Hunter Biden asked the judge presiding over his criminal gun charge case to subpoena former President Donald Trump and top officials in his Justice Department, arguing that the investigation into him was the direct result of “incessant, improper, and partisan pressure” from Trump and his allies.
The court filing Wednesday asks Judge U.S. District Judge Maryellen Noreika, a Trump nominee, to issue subpoenas to Trump, former Attorney General Bill Barr, former acting Deputy Attorney General Richard Donoghue, and former acting Attorney General Jeffrey Rosen.
“Mr. Biden seeks specific information from three former DOJ officials and the former President that goes to the heart of his defense that this is, possibly, a vindictive or selective prosecution arising from an unrelenting pressure campaign beginning in the last administration, in violation of Mr. Biden’s Fifth Amendment rights under the Constitution,” the filing said.
Hunter Biden, the son of President Joe Biden, was indicted in September on three counts tied to possession of a gun while using narcotics. Two of the counts accuse him of having completed a form indicating he was not using illegal drugs when he bought a Colt Cobra revolver in Oct. 2018, and the third alleges he possessed a firearm while using a narcotic. Two of the counts carry a maximum prison sentence of 10 years, while the third has a maximum of five years.

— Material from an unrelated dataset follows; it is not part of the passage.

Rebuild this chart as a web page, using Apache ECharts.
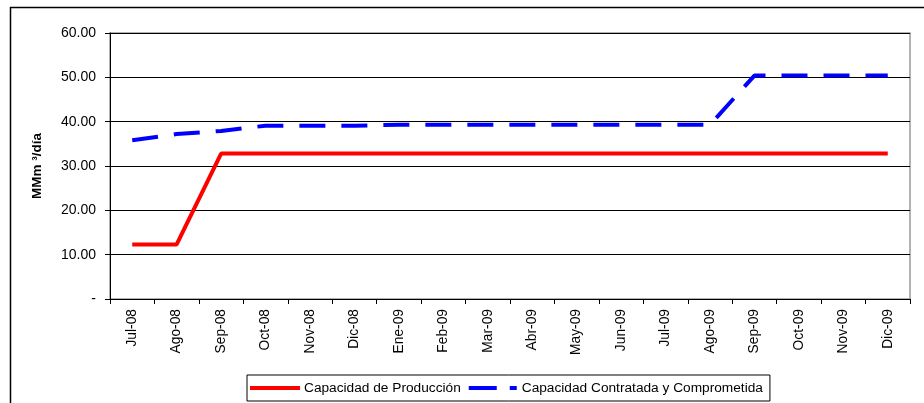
<!DOCTYPE html>
<html>
<head>
<meta charset="utf-8">
<script src="https://cdn.jsdelivr.net/npm/echarts@6/dist/echarts.min.js"></script>
<style>
html,body{margin:0;padding:0;background:#fff;}
#chart{width:924px;height:403px;}
</style>
</head>
<body>
<div id="chart"></div>
<script>
// Monthly capacity, Jul-08 to Dic-09 (MMm³/día)
const months = ['Jul-08','Ago-08','Sep-08','Oct-08','Nov-08','Dic-08','Ene-09','Feb-09','Mar-09',
  'Abr-09','May-09','Jun-09','Jul-09','Ago-09','Sep-09','Oct-09','Nov-09','Dic-09'];
const produccion = [12.3,12.3,32.8,32.8,32.8,32.8,32.8,32.8,32.8,32.8,32.8,32.8,32.8,32.8,32.8,32.8,32.8,32.8];
const contratada = [35.8,37.2,37.9,39.1,39.1,39.1,39.3,39.3,39.3,39.3,39.3,39.3,39.3,39.3,50.4,50.4,50.4,50.4];
const yTicks = [0,10,20,30,40,50,60];

const chart = echarts.init(document.getElementById('chart'));
const font = 'Liberation Sans, Arial, sans-serif';

chart.setOption({
  animation: false,
  backgroundColor: '#fff',
  textStyle: { fontFamily: font },
  graphic: [{
    type: 'rect',
    shape: { x: 10.5, y: 7.5, width: 1000, height: 500 },
    style: { fill: 'none', stroke: '#000', lineWidth: 1.5 },
    silent: true
  }],
  grid: { left: 110, right: 14, top: 33, bottom: 104, show: true, borderColor: '#999', borderWidth: 1.5 },
  legend: {
    bottom: 2,
    left: 247,
    padding: [6, 7, 6, 3],
    itemGap: 8,
    itemWidth: 50,
    itemHeight: 4,
    borderColor: '#000',
    borderWidth: 1,
    textStyle: { fontSize: 13.7, color: '#000', fontFamily: font, padding: [0, 0, 0, -1] },
    data: [
      { name: 'Capacidad de Producción', icon: 'path://M0,0H50V4H0Z' },
      { name: 'Capacidad Contratada y Comprometida', icon: 'path://M0,0H28V4H0Z M41,0H48V4H41Z' }
    ]
  },
  xAxis: {
    type: 'category',
    data: months,
    boundaryGap: true,
    axisLine: { lineStyle: { color: '#000', width: 1 } },
    axisTick: { show: true, length: 5, lineStyle: { color: '#000' } },
    axisLabel: { rotate: 90, fontSize: 13.8, color: '#000', fontFamily: font, margin: 10, interval: 0 }
  },
  yAxis: {
    type: 'value',
    min: yTicks[0],
    max: yTicks[yTicks.length - 1],
    interval: 10,
    name: 'MMm ³/día',
    nameLocation: 'middle',
    nameGap: 66,
    nameTextStyle: { fontSize: 13.5, fontWeight: 'bold', color: '#000', fontFamily: font },
    axisLine: { show: true, lineStyle: { color: '#000', width: 1 } },
    axisTick: { show: true, length: 5, lineStyle: { color: '#000' } },
    axisLabel: {
      fontSize: 14, color: '#000', fontFamily: font, margin: 14,
      formatter: v => v === 0 ? '-' : v.toFixed(2)
    },
    splitLine: { lineStyle: { color: '#000', width: 1 } }
  },
  series: [
    {
      name: 'Capacidad de Producción',
      type: 'line',
      data: produccion,
      symbol: 'none',
      lineStyle: { color: '#ff0000', width: 4 },
      itemStyle: { color: '#ff0000' }
    },
    {
      name: 'Capacidad Contratada y Comprometida',
      type: 'line',
      data: contratada,
      symbol: 'none',
      lineStyle: { color: '#0000ff', width: 4, type: [26, 16] },
      itemStyle: { color: '#0000ff' }
    }
  ]
});
</script>
</body>
</html>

Hunter Biden’s lawyers have maintained the charges are unfair because prosecutors agreed to a plea deal earlier this year that would have had a gun charge using the same facts dropped if he stayed out of trouble for a period of two years. Prosecutors had also agreed to recommend a sentence of probation in return for a guilty plea on misdemeanor tax charges. The deal was scuttled after Noreika raised questions about some of the provisions in the agreements.
The filing maintains the decision to bring harsher charges was political, as was the underlying investigation itself.
In the lead up to the 2020 election, IRS case files show certain investigative decisions were made ‘as a result of guidance provided’ by, among others, ‘the Deputy Attorney General’s office,’” the filing said.
It also points to a passage from Barr’s recent book where he said Trump called him in October 2020 asking about the status of the probe into Joe Biden’s son. Barr wrote that he responded, “Dammit, Mr. President, I am not going to talk to you about Hunter Biden. Period!”
“These confirmations of communications give more than a mere appearance that President Trump improperly and unrelentingly pressured DOJ to pursue an investigation and prosecution of Mr. Biden to advance President Trump’s partisan ambitions,” said the filing by Hunter Biden’s attorney Abbe Lowell.
It also notes the pressure from House Republicans on special counsel David Weiss, who the GOP argued was taking it easy on Hunter Biden by offering him a plea deal to end the yearslong tax and gun charges probe.
Lowell said that pressure “culminated in Special Counsel Weiss’s then changing course and bringing this Indictment on September 14 against Mr. Biden, charging three felony counts for the same gun and same facts that just a few months prior Mr. Weiss had agreed to divert under a pre-trial diversion agreement.”
The proposed subpoenas would call for the four to turn over all “documents and records (personal or official platforms) reflecting communications” during the Trump administration “relating to or discussing any formal or informal investigation or prosecution of Hunter Biden, including, but not limited to, any decision, referral, or request to investigate or not investigate or charge or not charge Hunter Biden.”
Hunter Biden pleaded not guilty to the gun charges in October. Weiss has indicated in court filings that he plans on bringing tax charges against him as well.
NBC News has reached out to the special counsel’s office and Trump’s campaign for comment.